46II. – 5. Quoi qu’il en soit, il restait à prouver la bigamie (preuve à la charge de M. X.). On prouve la bigamie par la preuve de l’existence d’un premier mariage non dissous. En l’espèce, il n’était pas contesté qu’il existait un premier mariage, puis que celui-ci avait été dissous avant la conclusion du second : il y avait bien un jugement de divorce prononçant la dissolution du premier mariage et dont la date (2 juin 1999) précédait celle du remariage (9 juill. 1999). L’absence de bigamie paraissait alors flagrante. Pourtant, le demandeur au pourvoi prétendait que ce jugement de divorce ne lui était pas opposable à la date du second mariage, car il n’avait pas été publié. Il soutenait que, selon le droit mexicain, loi personnelle de Mme Y., le jugement de divorce vénézuélien ne pouvait produire d’effet sur le territoire mexicain s’il n’avait pas été publié par le juge du registre civil. Cette condition n’étant pas remplie au moment du second mariage, Mme Y. aurait dû être considérée comme encore mariée. À le suivre dans son interprétation du droit mexicain, la transcription d’un jugement de divorce sur les registres d’état civil, autrement dit la publicité du jugement de divorce, serait alors une obligation (et non une simple faculté) érigée en véritable condition de fond à la validité du remariage d’un ressortissant mexicain. Pour démontrer que cette condition n’avait pas été remplie en l’espèce, le mari précisait que la décision de divorce n’avait été signée par le juge vénézuélien, pour légalisation, que le 12 juillet 1999, et apostillée seulement le 14 juillet 1999, ce qui d’après lui suffisait à la considérer comme inopposable aux autorités mexicaines à la date du 9 juillet 1999. Cette chronologie avait pour conséquence « évidente » (toujours selon le demandeur au pourvoi) que, au moment de son second mariage, les formalités requises à peine de nullité – selon lui – par l’article 97 du Code civil mexicain n’étaient pas remplies (4e et 5e branches du moyen) et, ainsi, Mme Y. était toujours liée par son premier mariage, évidence qu’il était dispensé de démontrer (2e et 3e branches du moyen). Il y aurait donc bigamie.
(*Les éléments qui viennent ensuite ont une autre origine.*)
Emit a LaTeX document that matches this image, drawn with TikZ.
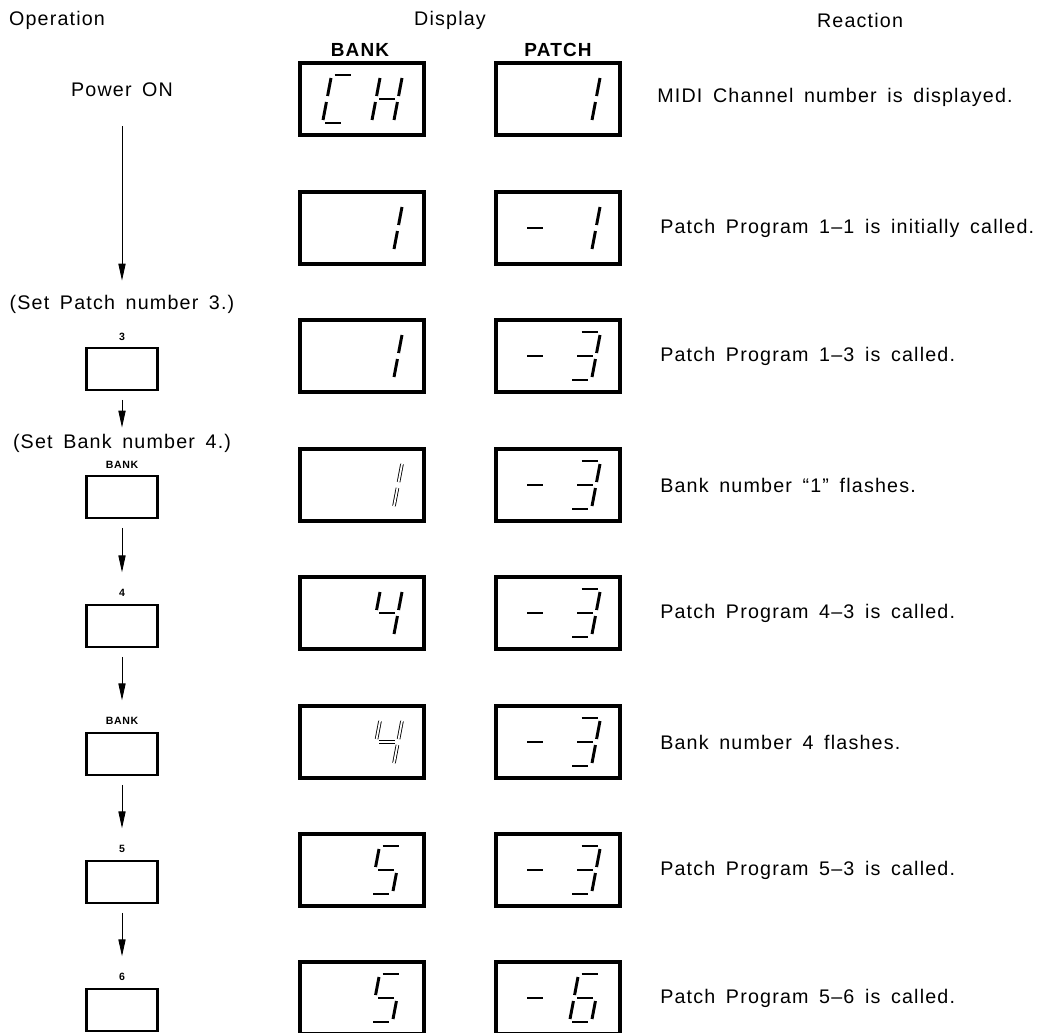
\documentclass[tikz,border=0pt]{standalone}
\usepackage{fontspec}
\setmainfont{Liberation Sans}[LetterSpace=6,WordSpace=1.6]
\usetikzlibrary{arrows.meta}
\usetikzlibrary{calc}

% one slanted seven-segment digit: [style] {display node}{x offset}{segments}
\newcommand{\lcdigit}[4][seg]{%
  \begin{scope}[shift={($(#2)+(#3,0)$)}, xslant=0.19]
    \coordinate (sa1) at (-8,-24); \coordinate (sa2) at (8,-24);
    \coordinate (sb1) at (11,-21); \coordinate (sb2) at (11,-3);
    \coordinate (sc1) at (11,3);   \coordinate (sc2) at (11,21);
    \coordinate (sd1) at (-8,24);  \coordinate (sd2) at (8,24);
    \coordinate (se1) at (-11,3);  \coordinate (se2) at (-11,21);
    \coordinate (sf1) at (-11,-21);\coordinate (sf2) at (-11,-3);
    \coordinate (sg1) at (-8,0);   \coordinate (sg2) at (8,0);
    \foreach \sg in {#4} {\draw[#1] (s\sg1) -- (s\sg2);}
  \end{scope}}

\tikzset{
  lcd/.style={draw, line width=2.4pt, minimum width=3.1cm, minimum height=1.8cm, inner sep=0pt},
  key/.style={draw, line width=1.5pt, minimum width=1.775cm, minimum height=1.05cm, inner sep=0pt},
  txt/.style={inner sep=0pt, font=\fontsize{14}{16}\selectfont},
  keylbl/.style={inner sep=0pt, font=\fontsize{7.5}{9}\selectfont\bfseries},
  head/.style={inner sep=0pt, font=\fontsize{13.5}{15}\selectfont\bfseries},
  seg/.style={line width=2.1pt},
  flash/.style={line width=0.6pt, double, double distance=1.3pt},
  arr/.style={line width=0.6pt, -{Triangle[length=0.42cm,width=0.18cm]},
    shorten <=0.22cm, shorten >=0.42cm}
}

\begin{document}
\begin{tikzpicture}[x=0.025cm, y=-0.025cm]
        \useasboundingbox (0,0) rectangle (1037,1032);

        % Column heads
        \node[txt] (op) at (57,20) {Operation};
        \node[txt] (disp) at (450,20) {Display};
        \node[txt] (reac) at (860,20) {Reaction};
        \node[head] (bank) at (360,50) {BANK};
        \node[head] (patch) at (558,50) {PATCH};

        % Displays
        \node[lcd] (bk1) at (362,99) {};  \node[lcd] (pt1) at (558,99) {};
        \node[lcd] (bk2) at (362,228) {};  \node[lcd] (pt2) at (558,228) {};
        \node[lcd] (bk3) at (362,356) {};  \node[lcd] (pt3) at (558,356) {};
        \node[lcd] (bk4) at (362,485) {};  \node[lcd] (pt4) at (558,485) {};
        \node[lcd] (bk5) at (362,613) {};  \node[lcd] (pt5) at (558,613) {};
        \node[lcd] (bk6) at (362,742) {};  \node[lcd] (pt6) at (558,742) {};
        \node[lcd] (bk7) at (362,870) {};  \node[lcd] (pt7) at (558,870) {};
        \node[lcd] (bk8) at (362,998) {};  \node[lcd] (pt8) at (558,998) {};

        % Bank digits
        \lcdigit{bk1}{-24}{a,d,e,f}
        \lcdigit{bk1}{25}{b,c,e,f,g}
        \lcdigit{bk2}{25}{b,c}
        \lcdigit{bk3}{25}{b,c}
        \lcdigit[flash]{bk4}{25}{b,c}
        \lcdigit{bk5}{25}{b,c,f,g}
        \lcdigit[flash]{bk6}{25}{b,c,f,g}
        \lcdigit{bk7}{24}{a,c,d,f,g}
        \lcdigit{bk8}{24}{a,c,d,f,g}

        % Patch digits
        \lcdigit{pt1}{27}{b,c}
        \lcdigit{pt2}{-23}{g}  \lcdigit{pt2}{27}{b,c}
        \lcdigit{pt3}{-23}{g}  \lcdigit{pt3}{27}{a,b,c,d,g}
        \lcdigit{pt4}{-23}{g}  \lcdigit{pt4}{27}{a,b,c,d,g}
        \lcdigit{pt5}{-23}{g}  \lcdigit{pt5}{27}{a,b,c,d,g}
        \lcdigit{pt6}{-23}{g}  \lcdigit{pt6}{27}{a,b,c,d,g}
        \lcdigit{pt7}{-23}{g}  \lcdigit{pt7}{27}{a,b,c,d,g}
        \lcdigit{pt8}{-23}{g}  \lcdigit{pt8}{27}{a,c,d,e,f,g}

        % Reactions
        \node[txt, anchor=west] (re1) at (657,97) {MIDI Channel number is displayed.};
        \node[txt, anchor=west] (re2) at (660,228) {Patch Program 1--1 is initially called.};
        \node[txt, anchor=west] (re3) at (660,356) {Patch Program 1--3 is called.};
        \node[txt, anchor=west] (re4) at (660,485) {Bank number ``1'' flashes.};
        \node[txt, anchor=west] (re5) at (660,613) {Patch Program 4--3 is called.};
        \node[txt, anchor=west] (re6) at (660,742) {Bank number 4 flashes.};
        \node[txt, anchor=west] (re7) at (660,870) {Patch Program 5--3 is called.};
        \node[txt, anchor=west] (re8) at (660,998) {Patch Program 5--6 is called.};

        % Operation
        \node[txt] (pwr) at (122,90) {Power ON};
        \node[txt] (setp) at (122,304) {(Set Patch number 3.)};
        \node[keylbl] (l1) at (122,337) {3};
        \node[key] (k1) at (122,369) {};
        \node[txt] (setb) at (122,443) {(Set Bank number 4.)};
        \node[keylbl] (l2) at (122,465) {BANK};
        \node[key] (k2) at (122,497) {};
        \node[keylbl] (l3) at (122,593) {4};
        \node[key] (k3) at (122,626) {};
        \node[keylbl] (l4) at (122,721) {BANK};
        \node[key] (k4) at (122,754) {};
        \node[keylbl] (l5) at (122,849) {5};
        \node[key] (k5) at (122,882) {};
        \node[keylbl] (l6) at (122,977) {6};
        \node[key] (k6) at (122,1010) {};

        \draw[arr, shorten <=0.72cm, shorten >=0.35cm] (pwr) -- (setp);
        \draw[arr, shorten >=0.15cm] (k1) -- (setb);
        \draw[arr] (k2) -- (l3);
        \draw[arr] (k3) -- (l4);
        \draw[arr] (k4) -- (l5);
        \draw[arr] (k5) -- (l6);
\end{tikzpicture}
\end{document}
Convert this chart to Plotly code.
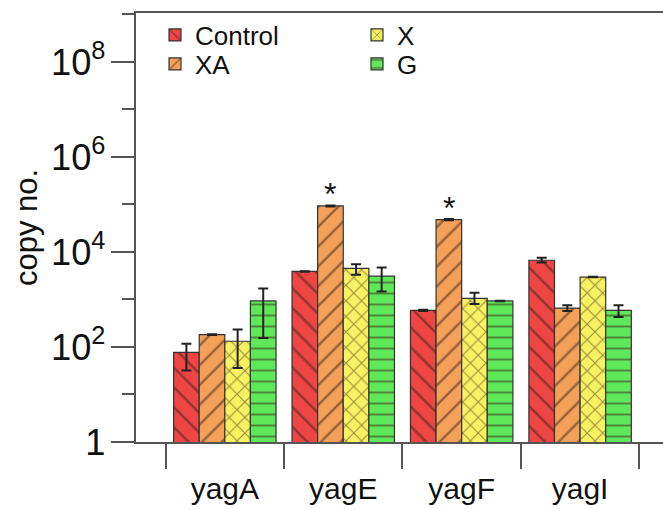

47Cependant, selon la cour d’appel, désignant et appliquant le droit mexicain (art. 235 et 97 C. fédéral mexicain), en tant que loi personnelle de l’épouse, aucune nullité n’était encourue de ce chef. Interprétant la loi étrangère, les juges du fond relèvent que l’obligation de transcription, non visée par l’article 235 du Code fédéral mexicain (énonçant les causes de nullité du mariage), n’est pas sanctionnée par la nullité du mariage. En effet, le Code fédéral mexicain, renvoie à certaines dispositions du Code civil mexicain, dont l’article 97 qui prévoit, parmi les formalités préalables au mariage, la présentation d’un écrit présentant l’identité des fiancés et celle de leurs parents et, en cas de précédent mariage, « la cause de sa dissolution et la date de celle-ci ». Le droit mexicain n’exige donc pas la transcription ni même la production d’une copie du jugement de divorce. Il suffit finalement de fournir aux autorités mexicaines des informations sur la disparition du premier mariage, mais le formalisme exigé semble très allégé. Il y aurait là un empêchement prohibitif, peut-être, mais certainement pas dirimant.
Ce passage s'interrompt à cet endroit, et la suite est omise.